François Gabart : «Ce que j'ai réalisé en 4 ans est énorme»
VOILE•Les premiers mots du vainqueur du septième Vendée Globe...Aux Sables-d'Olonne, Matthieu Goar
Il y a eu les retrouvailles avec sa famille et son team, l’émotion partagée avec la foule massée le long du chenal, les bulles de champagne, le discours du podium. Après de longues minutes d’euphorie, François Gabart s’est longuement expliqué sur sa course lors d’une conférence de presse. Entre analyse rationnelle, humour et émotion. Le tout pieds nus après avoir largué ses «bottes que je n’avais pas quittées depuis plusieurs jours».
La relation avec son bateau
«Je suis très fier du bateau Macif. Je le dis au nom de toute l’équipe. Pendant cette course, je me le suis approprié. Je l’ai écouté, je l’ai senti. Je suis ingénieur, j’adore la technique. Une partie du plaisir du Vendée, c’est de pouvoir développer ces bateaux.»
L’accueil du public
«C’est extraordinaire. J’avais beau l’avoir vécu il y a quatre ans, j’ai été surpris, je ne m’attendais pas à ça. C’est hallucinant. On a de la chance, cela veut dire que le Vendée Globe va bien. Si jamais il n’y avait pas tout ça, je me dirais qu’on est fous, que ça ne sert à rien. C’est peut-être de la folie, mais ça sert à quelque chose.»
L’ambition de gagner la course
«Lorsque je suis parti sur ce Vendée, l’objectif numéro un était d’abord de faire une belle course. Vouloir terminer premier aurait été trop ambitieux. Quand j’ai doublé Armel dans le Pacifique, ça faisait un mois que je naviguais et que je tenais le coup. Là je me suis dit que je pouvais jouer la gagne. Puis on s’est battu avec Armel. Pour deux compétiteurs, ce qui nous est arrivé est exceptionnel. Je le remercie car j’ai vécu un Vendée exceptionnel grâce à lui.»
Sa progression fulgurante
«A la conférence de presse en 2008, à l’arrivée de Michel Desjoyeaux, j’avais commencé le bateau professionnel 6 mois plus tôt à peine. Ce que j’ai réalisé en 4 ans est énorme. Ca fait pas mal de temps que je me surprends, je ne sais pas quand ça va s’arrêter. On découvre des choses sur soi, je ne pensais pas que j’avais cette énergie-là pour répondre à l’enchaînement des problèmes. Tous les "vendée globistes" passent par cette difficulté pour se découvrir.»
Les problèmes cachés
«Il y a eu pas mal de petites choses que je n’ai pas dites. Par exemple un problème de moteur au 5 ou 6e jour après Madère. De l’eau s’est infiltrée dans le moteur car la pompe à injection ne marchait plus.
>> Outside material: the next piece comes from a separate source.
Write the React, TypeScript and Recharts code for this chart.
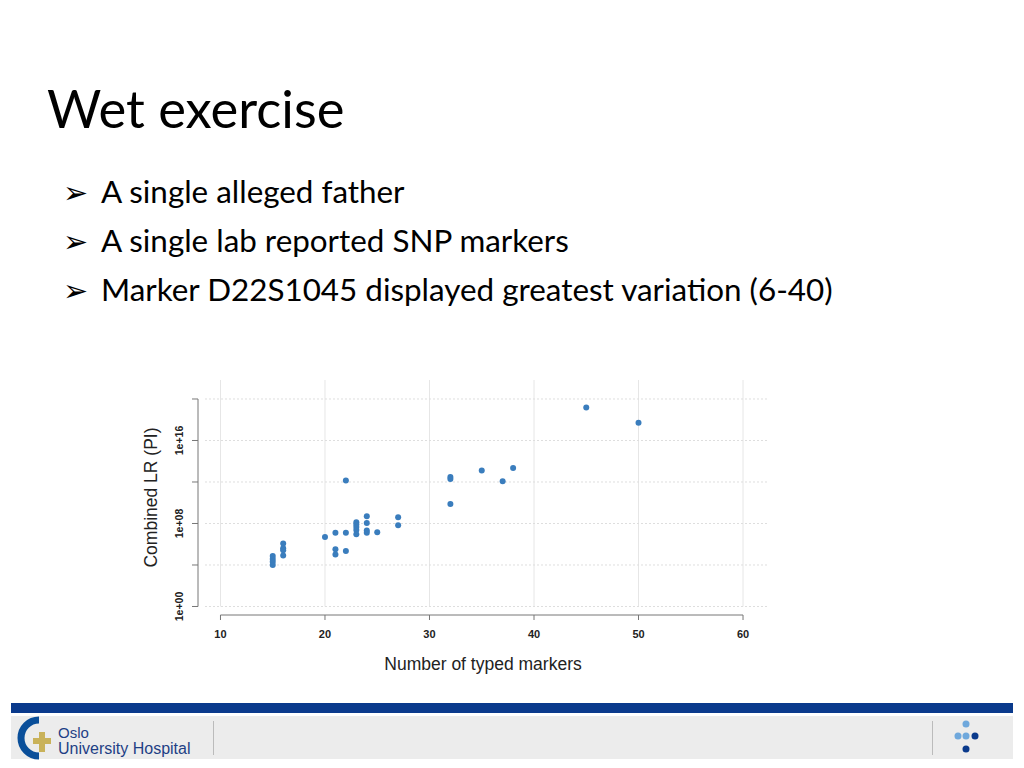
import { ScatterChart, Scatter, XAxis, YAxis, ReferenceLine, Label } from 'recharts'

// number of typed markers per case, and the combined LR (PI) reported for it
const markerCounts = [
  15, 15, 15, 15, 16, 16, 16, 16, 20, 21, 21, 21, 22, 22, 22, 23, 23, 23,
  23, 23, 24, 24, 24, 24, 25, 27, 27, 32, 32, 32, 35, 37, 38, 45, 50,
]
const combinedLR = [
  7.2e4, 3.7e4, 2.0e4, 9.8e3, 1.2e6, 4.0e5, 2.7e5, 8.3e4, 5.1e6, 1.3e7, 3.2e5,
  1.0e5, 1.4e12, 1.3e7, 2.2e5, 1.3e8, 7.9e7, 4.7e7, 2.3e7, 9.3e6, 5.0e8, 1.1e8,
  2.1e7, 1.3e7, 1.4e7, 4.0e8, 6.9e7, 3.0e12, 1.9e12, 7.6e9, 1.3e13, 1.2e12,
  2.2e13, 1.5e19, 5.0e17,
]

const xTicks = [10, 20, 30, 40, 50, 60]
const yTicks = [1, 1e4, 1e8, 1e12, 1e16, 1e20]
const yLabelled = [1, 1e8, 1e16]

const bullets = [
  'A single alleged father',
  'A single lab reported SNP markers',
  'Marker D22S1045 displayed greatest variation (6-40)',
]

const X_DOMAIN: [number, number] = [7.85, 62.39]
const Y_DOMAIN: [number, number] = [Math.pow(10, -0.82), Math.pow(10, 21.83)]

const points = markerCounts.map((x, i) => ({ x, y: combinedLR[i] }))

const fmtPower = (v: number) => {
  const p = Math.round(Math.log10(v))
  return `1e+${p < 10 ? '0' + p : p}`
}

const YTick = (props: any) => {
  const { x, y, payload } = props
  if (!yLabelled.includes(payload.value)) return <g />
  return (
    <text
      x={x}
      y={y}
      transform={`rotate(-90 ${x} ${y})`}
      textAnchor="middle"
      dominantBaseline="central"
      fontFamily="Liberation Sans, Arial, sans-serif"
      fontWeight="bold"
      fontSize={10.5}
      fill="#222"
    >
      {fmtPower(payload.value)}
    </text>
  )
}

function Logo() {
  return (
    <svg width={200} height={44} style={{ position: 'absolute', left: 11, top: 716 }}>
      <path d="M 28 4 A 17 17 0 1 0 28 40" stroke="#0a4f9a" strokeWidth={7} fill="none" />
      <rect x={22} y={22} width={18} height={6} fill="#c9b25a" />
      <rect x={28} y={16} width={6} height={20} fill="#c9b25a" />
      <text x={47} y={22} fontFamily="Liberation Sans Narrow, Arial, sans-serif" fontSize={15} fill="#1e3f85">
        Oslo
      </text>
      <text x={47} y={38} fontFamily="Liberation Sans Narrow, Arial, sans-serif" fontSize={16} fill="#1e3f85">
        University Hospital
      </text>
    </svg>
  )
}

export default function App() {
  return (
    <div style={{ position: 'absolute', left: 0, top: 0, width: 1024, height: 768, background: '#fff', overflow: 'hidden' }}>
      <div
        style={{
          position: 'absolute',
          left: 47,
          top: 75,
          fontFamily: 'Lato, sans-serif',
          fontSize: 52.5,
          lineHeight: '66px',
          color: '#000',
        }}
      >
        Wet exercise
      </div>

      {bullets.map((b, i) => (
        <div
          key={b}
          style={{
            position: 'absolute',
            left: 63,
            top: 169 + i * 49,
            fontSize: 31.4,
            lineHeight: '44px',
            whiteSpace: 'nowrap',
            color: '#000',
          }}
        >
          <span style={{ fontFamily: 'DejaVu Sans', fontSize: 30, display: 'inline-block', width: 38 }}>➢</span>
          <span style={{ fontFamily: 'Lato, sans-serif' }}>{b}</span>
        </div>
      ))}

      <ScatterChart
        width={1024}
        height={700}
        margin={{ top: 380, right: 256, left: 104, bottom: 27 }}
        style={{ position: 'absolute', left: 0, top: 0 }}
      >
        <XAxis
          type="number"
          dataKey="x"
          domain={X_DOMAIN}
          allowDataOverflow
          ticks={xTicks}
          interval={0}
          axisLine={false}
          tickLine={{ stroke: '#777' }}
          tickSize={5}
          tickMargin={10}
          height={58}
          tick={{ fontFamily: 'Liberation Sans, Arial, sans-serif', fontWeight: 'bold', fontSize: 11, fill: '#222' }}
        >
          <Label
            value="Number of typed markers"
            position="insideBottom"
            offset={3}
            fontFamily="Liberation Sans, Arial, sans-serif"
            fontSize={17.5}
            fill="#222"
          />
        </XAxis>
        <YAxis
          type="number"
          dataKey="y"
          scale="log"
          domain={Y_DOMAIN}
          allowDataOverflow
          ticks={yTicks}
          interval={0}
          axisLine={false}
          tickLine={{ stroke: '#777' }}
          tickSize={6}
          tickMargin={13}
          width={94}
          tick={<YTick />}
        >
          <Label
            value="Combined LR (PI)"
            angle={-90}
            position="center"
            fontFamily="Liberation Sans, Arial, sans-serif"
            fontSize={17.5}
            fill="#222"
          />
        </YAxis>

        {/* light grid, R style */}
        {xTicks.map((t) => (
          <ReferenceLine
            key={`v${t}`}
            segment={[{ x: t, y: 1 }, { x: t, y: Y_DOMAIN[1] }]}
            stroke="#e6e6e6"
            strokeWidth={1}
            ifOverflow="visible"
          />
        ))}
        {yTicks.map((t) => (
          <ReferenceLine
            key={`h${t}`}
            segment={[{ x: 8.52, y: t }, { x: X_DOMAIN[1], y: t }]}
            stroke="#dedede"
            strokeDasharray="2 2"
            strokeWidth={1}
            ifOverflow="visible"
          />
        ))}

        {/* axis lines span only the tick range */}
        <ReferenceLine
          segment={[{ x: 10, y: Y_DOMAIN[0] }, { x: 60, y: Y_DOMAIN[0] }]}
          stroke="#777"
          ifOverflow="visible"
        />
        <ReferenceLine
          segment={[{ x: X_DOMAIN[0], y: 1 }, { x: X_DOMAIN[0], y: 1e20 }]}
          stroke="#777"
          ifOverflow="visible"
        />

        <Scatter
          data={points}
          isAnimationActive={false}
          shape={(p: any) => <circle cx={p.cx} cy={p.cy} r={3} fill="#3a7dbd" />}
        />
      </ScatterChart>

      {/* footer */}
      <div style={{ position: 'absolute', left: 11, top: 703, width: 1002, height: 10, background: '#0a3a8c' }} />
      <div style={{ position: 'absolute', left: 11, top: 716, width: 1002, height: 43, background: '#ececec' }} />
      <Logo />
      <div style={{ position: 'absolute', left: 213, top: 721, width: 1, height: 34, background: '#bbb' }} />
      <div style={{ position: 'absolute', left: 932, top: 721, width: 1, height: 34, background: '#bbb' }} />
      <svg width={40} height={40} style={{ position: 'absolute', left: 946, top: 718 }}>
        <circle cx={20} cy={6} r={3.5} fill="#6fa8dc" />
        <circle cx={12} cy={18} r={3.5} fill="#6fa8dc" />
        <circle cx={20} cy={18} r={3.5} fill="#6fa8dc" />
        <circle cx={29} cy={18} r={3.5} fill="#0a3a8c" />
        <circle cx={20} cy={31} r={3.5} fill="#0a3a8c" />
      </svg>
    </div>
  )
}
C’est tellement compliqué à changer que l’on s’était dit que ce n’était pas la peine d’en prendre une de spare (de rechange). Il a fallu que je vidange l’huile, ça m’a pris pas mal de temps. Après ce premier gros problème, une fois que t’as réussi à réparer ça, tu te sens beaucoup plus fort. J’ai fait face à pas mal de petites misères et je m’en suis sorti.»
Sa discrétion sur ses soucis
«C’est marrant il y a quatre an, je n’étais pas convaincu que j’allais faire la même chose (que Michel Desjoyeaux qui cache beaucoup ses problèmes). J’ai une façon de communiquer différente, je suis spontané. J’aime partager. Et puis, il est arrivé ce problème de moteur. J’ai commencé à garder les choses pour moi. Au fur et à mesure de la course, on s’est tiré la bourre et c’est devenu de la pure compétition. Je ne m’attendais pas à ca. Ca devient trop difficile pour que tu te permettes de donner des choses à l’adversaire.»
La découverte des mers du Sud et du rythme
«Je n’ai pas été trop surpris, c’est peut-être pour ça que j’ai réussi à gérer. D’où l’intérêt de travailler avec Michel Desjoyeaux et l’écurie Mer agitée. J’allais dans l’inconnu tout en étant bien renseigné. L’enchaînement, la répétition. Le VG, c’est simple : tu pars, tu prends des coups de vent, tu casses sans chercher à bricoler. Ca va tellement vite, tu regarder les chiffres défiler. Et dès que le vent mollit, tu répares en prévision de ce qui arrive le lendemain. Le mot passion est trop faible. La fascination que j’ai pour cette course m'a fait avancer plus vite.»